In last week’s post, we discussed what cloud-native really means. It has to be more than just using VMs to run code in the cloud or containers on switches. That does not make the software cloud-native. We pointed out that customers are realizing that it undermines their ability to get the benefits from the cloud. In a recent discussion published on SDXCentral, Rakuten Mobile CTO Tareq Amin talked about the issues this caused:
“It is not good enough to move the software architecture from monolithic architecture that was built on proprietary hardware and say I’m going to shift to a virtual machine. To achieve the dream and the benefits of cloudification, the software architecture must evolve to support elasticity.”
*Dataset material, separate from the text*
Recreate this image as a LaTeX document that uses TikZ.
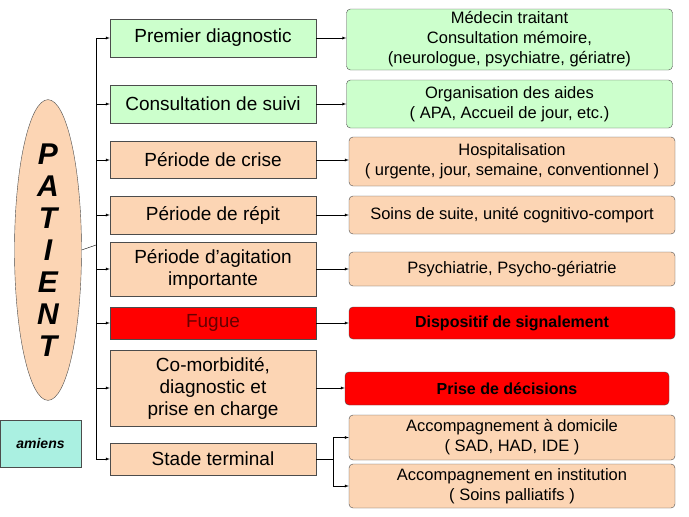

We are not the only ones thinking about this. Earlier this week, Tom Nolle weighed in with a blog post entitled “Is Rakuten’s Inditement of Telecom Software on Target?”
Here’s a bold statement for you: “There is no magic that an Amazon Web Services, Google, and Microsoft could enable because the underlying software architecture is absolutely flawed. It needs to evolve.” This, from the CTO of Rakuten Mobile, as quoted in an SDxCentral piece. I agree, of course, and in fact I’ve been trying for months to get a reading on what senior planners and architects in the telecom space think about “cloud-native”.
The Wizard of Roz, Roz Roseboro, Consulting Analyst for Light Reading, published a column “A better mousetrap, or just a trap? Questions about Dish and AWS using the public cloud for 5G” that addressed how the cloud is changing telecom. She noted that Reliance Jio and Rakuten were among the more notable first movers on cloud-native mobile networks and Dish takes it to another level by using someone else’s public cloud infrastructure:
How will Dish differentiate itself? This is a question for all CSPs as they move to similar cloud-native architectures and functions but seems particularly critical in Dish’s case. Dish Chairman Charlie Ergen sounded like pretty much all of the other mobile network operators in the company’s press release, calling out automation and time to market as key outcomes of its strategy, saying “leveraging AWS and its extensive network of partners enables us to differentiate ourselves by operating our 5G network with a high degree of automation, utilizing the talent of AWS-trained developers and helping our customers bring new 5G applications to market faster than ever before.”
We see the benefits of combining a cloud-native architecture with the elasticity and price advantages of running compute-intensive applications in the cloud. Clearly, we are not alone.